SUPPLIED RECORDS:
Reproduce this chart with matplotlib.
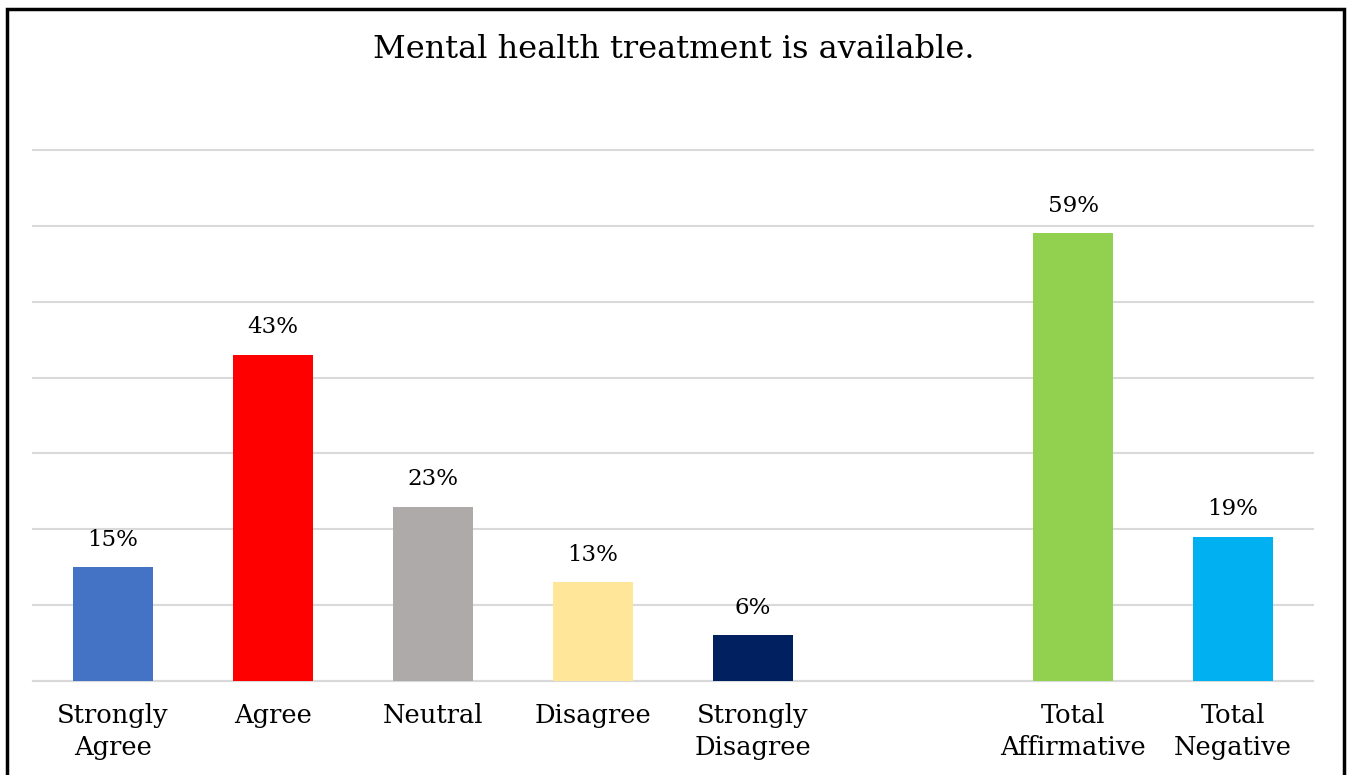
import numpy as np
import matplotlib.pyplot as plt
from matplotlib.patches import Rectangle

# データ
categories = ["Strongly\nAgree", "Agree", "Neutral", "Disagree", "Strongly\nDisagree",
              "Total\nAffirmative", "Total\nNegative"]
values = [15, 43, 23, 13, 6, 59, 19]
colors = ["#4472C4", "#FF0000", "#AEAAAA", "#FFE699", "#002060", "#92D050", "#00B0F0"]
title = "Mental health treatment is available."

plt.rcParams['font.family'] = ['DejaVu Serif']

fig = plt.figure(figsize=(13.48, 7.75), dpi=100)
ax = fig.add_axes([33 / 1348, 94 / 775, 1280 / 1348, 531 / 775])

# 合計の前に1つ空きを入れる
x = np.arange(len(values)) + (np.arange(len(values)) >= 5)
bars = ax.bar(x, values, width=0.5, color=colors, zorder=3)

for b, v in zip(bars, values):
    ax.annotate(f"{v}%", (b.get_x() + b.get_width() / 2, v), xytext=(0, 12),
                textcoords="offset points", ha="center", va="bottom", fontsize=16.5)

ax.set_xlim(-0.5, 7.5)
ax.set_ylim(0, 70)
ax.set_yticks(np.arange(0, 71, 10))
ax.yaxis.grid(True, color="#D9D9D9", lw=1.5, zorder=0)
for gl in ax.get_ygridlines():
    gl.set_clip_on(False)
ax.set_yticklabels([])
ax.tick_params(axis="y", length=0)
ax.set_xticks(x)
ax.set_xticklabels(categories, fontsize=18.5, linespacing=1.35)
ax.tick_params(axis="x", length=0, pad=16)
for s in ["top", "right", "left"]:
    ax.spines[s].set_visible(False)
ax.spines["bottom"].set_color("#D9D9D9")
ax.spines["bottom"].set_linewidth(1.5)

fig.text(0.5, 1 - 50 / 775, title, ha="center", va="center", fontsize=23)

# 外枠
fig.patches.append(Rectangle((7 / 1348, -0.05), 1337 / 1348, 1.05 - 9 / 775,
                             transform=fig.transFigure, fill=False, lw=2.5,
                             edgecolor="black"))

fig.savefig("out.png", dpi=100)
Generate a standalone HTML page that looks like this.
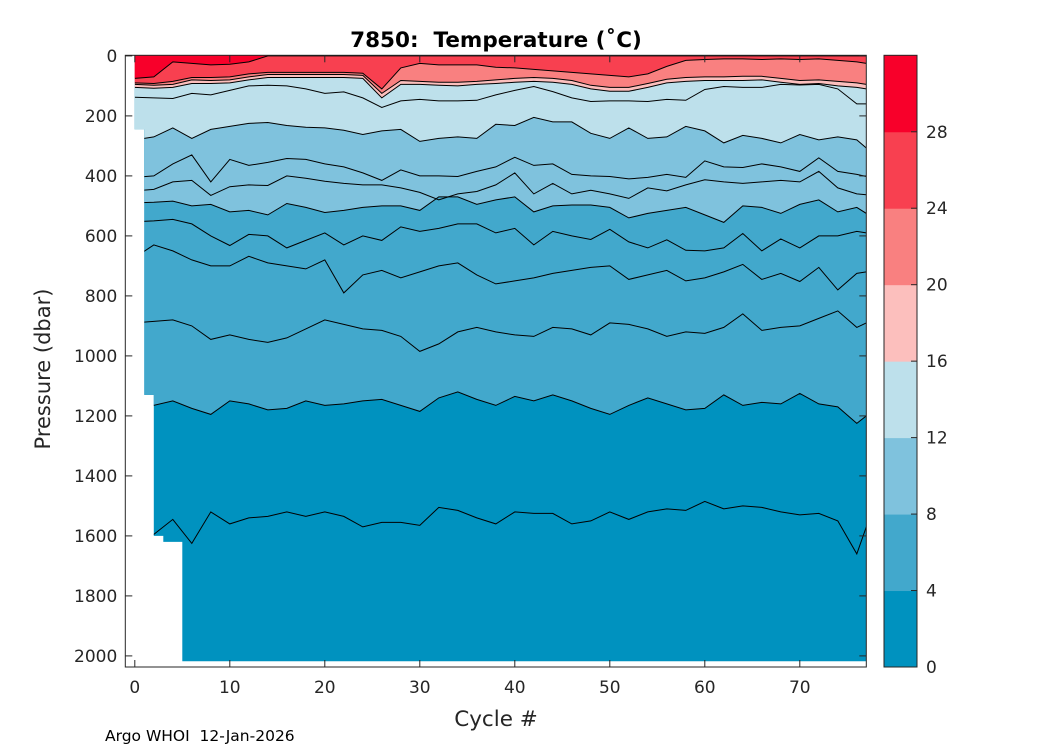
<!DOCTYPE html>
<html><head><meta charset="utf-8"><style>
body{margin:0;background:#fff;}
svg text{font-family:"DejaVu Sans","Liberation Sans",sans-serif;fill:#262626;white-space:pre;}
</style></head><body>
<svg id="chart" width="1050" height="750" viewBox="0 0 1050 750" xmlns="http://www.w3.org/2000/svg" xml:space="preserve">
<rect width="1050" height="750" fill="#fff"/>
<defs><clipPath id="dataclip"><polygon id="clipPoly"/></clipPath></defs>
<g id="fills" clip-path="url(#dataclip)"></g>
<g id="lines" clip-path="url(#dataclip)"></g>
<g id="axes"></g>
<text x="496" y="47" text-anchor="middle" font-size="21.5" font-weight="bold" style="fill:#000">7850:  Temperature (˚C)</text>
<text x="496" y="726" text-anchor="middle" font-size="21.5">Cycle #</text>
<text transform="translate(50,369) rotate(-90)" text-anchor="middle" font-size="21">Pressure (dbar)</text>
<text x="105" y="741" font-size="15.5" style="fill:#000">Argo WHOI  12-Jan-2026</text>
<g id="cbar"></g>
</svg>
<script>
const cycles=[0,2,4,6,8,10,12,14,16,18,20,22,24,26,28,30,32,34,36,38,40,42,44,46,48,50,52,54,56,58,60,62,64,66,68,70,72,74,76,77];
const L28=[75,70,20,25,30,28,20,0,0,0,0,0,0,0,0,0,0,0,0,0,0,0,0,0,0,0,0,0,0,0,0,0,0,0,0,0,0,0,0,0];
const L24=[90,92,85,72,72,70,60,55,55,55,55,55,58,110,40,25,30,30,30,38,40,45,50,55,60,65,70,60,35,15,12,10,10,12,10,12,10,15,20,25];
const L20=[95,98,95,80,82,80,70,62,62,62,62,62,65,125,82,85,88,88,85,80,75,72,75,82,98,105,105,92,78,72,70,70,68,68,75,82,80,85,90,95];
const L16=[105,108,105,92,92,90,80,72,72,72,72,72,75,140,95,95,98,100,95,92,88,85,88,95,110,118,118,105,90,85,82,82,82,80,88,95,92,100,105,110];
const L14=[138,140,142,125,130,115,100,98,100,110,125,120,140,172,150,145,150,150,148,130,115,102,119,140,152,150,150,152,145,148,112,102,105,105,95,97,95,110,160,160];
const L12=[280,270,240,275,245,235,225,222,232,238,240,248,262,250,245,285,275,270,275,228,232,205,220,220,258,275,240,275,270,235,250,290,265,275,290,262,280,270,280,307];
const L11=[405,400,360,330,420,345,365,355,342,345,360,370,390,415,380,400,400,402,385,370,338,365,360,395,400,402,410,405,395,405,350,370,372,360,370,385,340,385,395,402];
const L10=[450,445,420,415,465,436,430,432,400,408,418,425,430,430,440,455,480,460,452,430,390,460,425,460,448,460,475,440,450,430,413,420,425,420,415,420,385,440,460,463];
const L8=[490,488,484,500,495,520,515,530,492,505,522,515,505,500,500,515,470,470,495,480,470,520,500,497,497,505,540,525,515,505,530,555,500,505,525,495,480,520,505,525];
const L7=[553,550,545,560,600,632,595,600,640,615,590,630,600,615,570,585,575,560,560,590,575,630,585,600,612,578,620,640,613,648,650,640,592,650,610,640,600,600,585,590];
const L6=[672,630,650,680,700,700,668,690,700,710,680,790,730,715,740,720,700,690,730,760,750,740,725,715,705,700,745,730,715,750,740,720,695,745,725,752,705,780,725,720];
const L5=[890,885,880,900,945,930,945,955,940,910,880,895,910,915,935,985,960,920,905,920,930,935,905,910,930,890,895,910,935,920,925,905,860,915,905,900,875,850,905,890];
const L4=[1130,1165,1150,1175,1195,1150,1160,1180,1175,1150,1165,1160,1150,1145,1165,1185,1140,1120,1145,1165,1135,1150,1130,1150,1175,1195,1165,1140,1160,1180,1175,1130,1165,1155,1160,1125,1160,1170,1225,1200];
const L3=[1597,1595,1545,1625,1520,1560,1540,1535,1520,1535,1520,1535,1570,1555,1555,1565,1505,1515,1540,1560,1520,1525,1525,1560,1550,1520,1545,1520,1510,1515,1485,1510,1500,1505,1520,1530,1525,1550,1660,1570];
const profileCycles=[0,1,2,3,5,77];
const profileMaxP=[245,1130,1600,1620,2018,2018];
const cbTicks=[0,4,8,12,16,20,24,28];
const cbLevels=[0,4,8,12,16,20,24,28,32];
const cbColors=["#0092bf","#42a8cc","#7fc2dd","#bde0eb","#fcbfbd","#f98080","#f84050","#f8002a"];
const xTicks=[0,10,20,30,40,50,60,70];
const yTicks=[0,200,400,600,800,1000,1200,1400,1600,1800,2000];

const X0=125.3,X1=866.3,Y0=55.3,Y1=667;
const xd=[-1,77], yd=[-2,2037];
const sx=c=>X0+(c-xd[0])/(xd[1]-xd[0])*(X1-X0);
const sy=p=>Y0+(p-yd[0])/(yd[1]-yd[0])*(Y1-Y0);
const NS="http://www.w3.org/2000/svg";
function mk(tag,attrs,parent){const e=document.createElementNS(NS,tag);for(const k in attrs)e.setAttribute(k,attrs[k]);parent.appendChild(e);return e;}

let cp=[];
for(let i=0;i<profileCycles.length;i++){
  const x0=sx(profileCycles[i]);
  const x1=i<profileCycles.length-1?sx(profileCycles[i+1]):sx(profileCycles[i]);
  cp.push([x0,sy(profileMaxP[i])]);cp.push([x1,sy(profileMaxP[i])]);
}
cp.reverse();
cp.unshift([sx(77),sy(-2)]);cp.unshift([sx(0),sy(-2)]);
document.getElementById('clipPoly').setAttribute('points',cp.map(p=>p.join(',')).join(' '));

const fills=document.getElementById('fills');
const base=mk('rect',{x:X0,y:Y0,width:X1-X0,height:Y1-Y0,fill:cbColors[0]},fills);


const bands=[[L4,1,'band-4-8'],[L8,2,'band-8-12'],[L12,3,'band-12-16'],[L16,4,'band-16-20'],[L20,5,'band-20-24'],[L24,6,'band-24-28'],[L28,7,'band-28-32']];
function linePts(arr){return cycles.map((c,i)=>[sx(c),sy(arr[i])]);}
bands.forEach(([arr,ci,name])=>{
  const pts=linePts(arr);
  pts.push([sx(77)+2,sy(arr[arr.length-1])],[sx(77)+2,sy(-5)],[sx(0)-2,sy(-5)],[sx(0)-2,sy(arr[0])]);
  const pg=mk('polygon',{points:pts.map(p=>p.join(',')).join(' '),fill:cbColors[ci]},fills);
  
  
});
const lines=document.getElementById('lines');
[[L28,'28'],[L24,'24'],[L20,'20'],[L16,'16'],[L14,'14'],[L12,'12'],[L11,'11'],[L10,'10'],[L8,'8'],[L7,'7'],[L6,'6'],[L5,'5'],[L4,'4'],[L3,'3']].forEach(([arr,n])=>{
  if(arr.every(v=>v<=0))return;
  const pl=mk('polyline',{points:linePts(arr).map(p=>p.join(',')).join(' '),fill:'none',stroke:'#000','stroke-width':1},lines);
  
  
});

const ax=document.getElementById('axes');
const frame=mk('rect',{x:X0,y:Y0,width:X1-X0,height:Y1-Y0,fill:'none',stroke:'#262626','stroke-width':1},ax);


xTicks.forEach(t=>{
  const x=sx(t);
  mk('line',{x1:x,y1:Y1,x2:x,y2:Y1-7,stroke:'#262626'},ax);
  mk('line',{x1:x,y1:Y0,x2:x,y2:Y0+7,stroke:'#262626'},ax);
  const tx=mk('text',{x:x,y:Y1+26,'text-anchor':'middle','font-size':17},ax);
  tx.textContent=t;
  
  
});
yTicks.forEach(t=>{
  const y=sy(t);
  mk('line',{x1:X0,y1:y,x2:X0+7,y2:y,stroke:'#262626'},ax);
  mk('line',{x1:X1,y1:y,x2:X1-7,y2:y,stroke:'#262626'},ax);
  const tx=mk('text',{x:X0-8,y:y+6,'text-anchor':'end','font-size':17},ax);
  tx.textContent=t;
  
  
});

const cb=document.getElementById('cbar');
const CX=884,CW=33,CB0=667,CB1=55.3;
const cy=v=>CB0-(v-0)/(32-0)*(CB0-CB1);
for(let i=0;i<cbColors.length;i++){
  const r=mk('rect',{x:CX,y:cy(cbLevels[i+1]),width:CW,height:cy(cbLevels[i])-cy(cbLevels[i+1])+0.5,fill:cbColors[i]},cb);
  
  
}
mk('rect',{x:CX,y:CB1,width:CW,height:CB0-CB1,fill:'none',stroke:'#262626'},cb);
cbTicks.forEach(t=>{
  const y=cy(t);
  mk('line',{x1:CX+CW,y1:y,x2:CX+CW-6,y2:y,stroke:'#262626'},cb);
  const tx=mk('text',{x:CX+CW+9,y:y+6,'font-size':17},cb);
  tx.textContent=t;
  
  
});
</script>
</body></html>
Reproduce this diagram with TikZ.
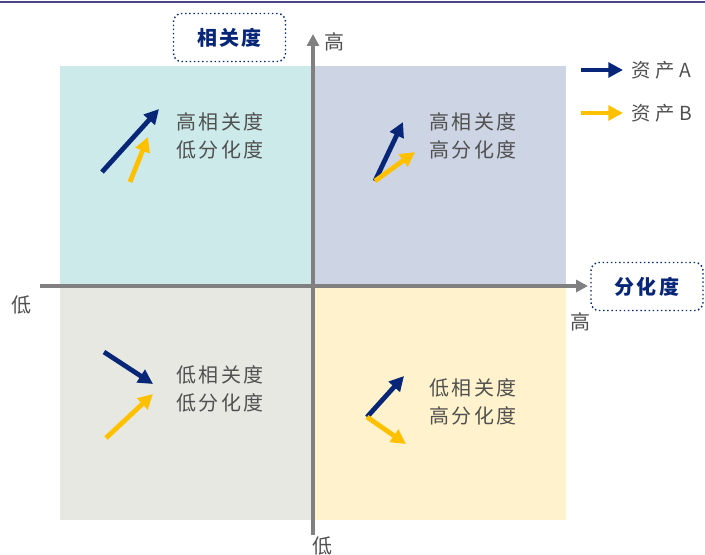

SET PROBLEM:
Everything from the first line of the records through the line containing "bars = ax.bar(x, values, width=0.5, color=colors, zorder=3)" should be reproduced exactly, apart from the pictures.

SOLVED EXERCISE:
Reproduce this chart with matplotlib.
import numpy as np
import matplotlib.pyplot as plt
from matplotlib.patches import Rectangle

# データ
categories = ["Strongly\nAgree", "Agree", "Neutral", "Disagree", "Strongly\nDisagree",
              "Total\nAffirmative", "Total\nNegative"]
values = [15, 43, 23, 13, 6, 59, 19]
colors = ["#4472C4", "#FF0000", "#AEAAAA", "#FFE699", "#002060", "#92D050", "#00B0F0"]
title = "Mental health treatment is available."

plt.rcParams['font.family'] = ['DejaVu Serif']

fig = plt.figure(figsize=(13.48, 7.75), dpi=100)
ax = fig.add_axes([33 / 1348, 94 / 775, 1280 / 1348, 531 / 775])

# 合計の前に1つ空きを入れる
x = np.arange(len(values)) + (np.arange(len(values)) >= 5)
bars = ax.bar(x, values, width=0.5, color=colors, zorder=3)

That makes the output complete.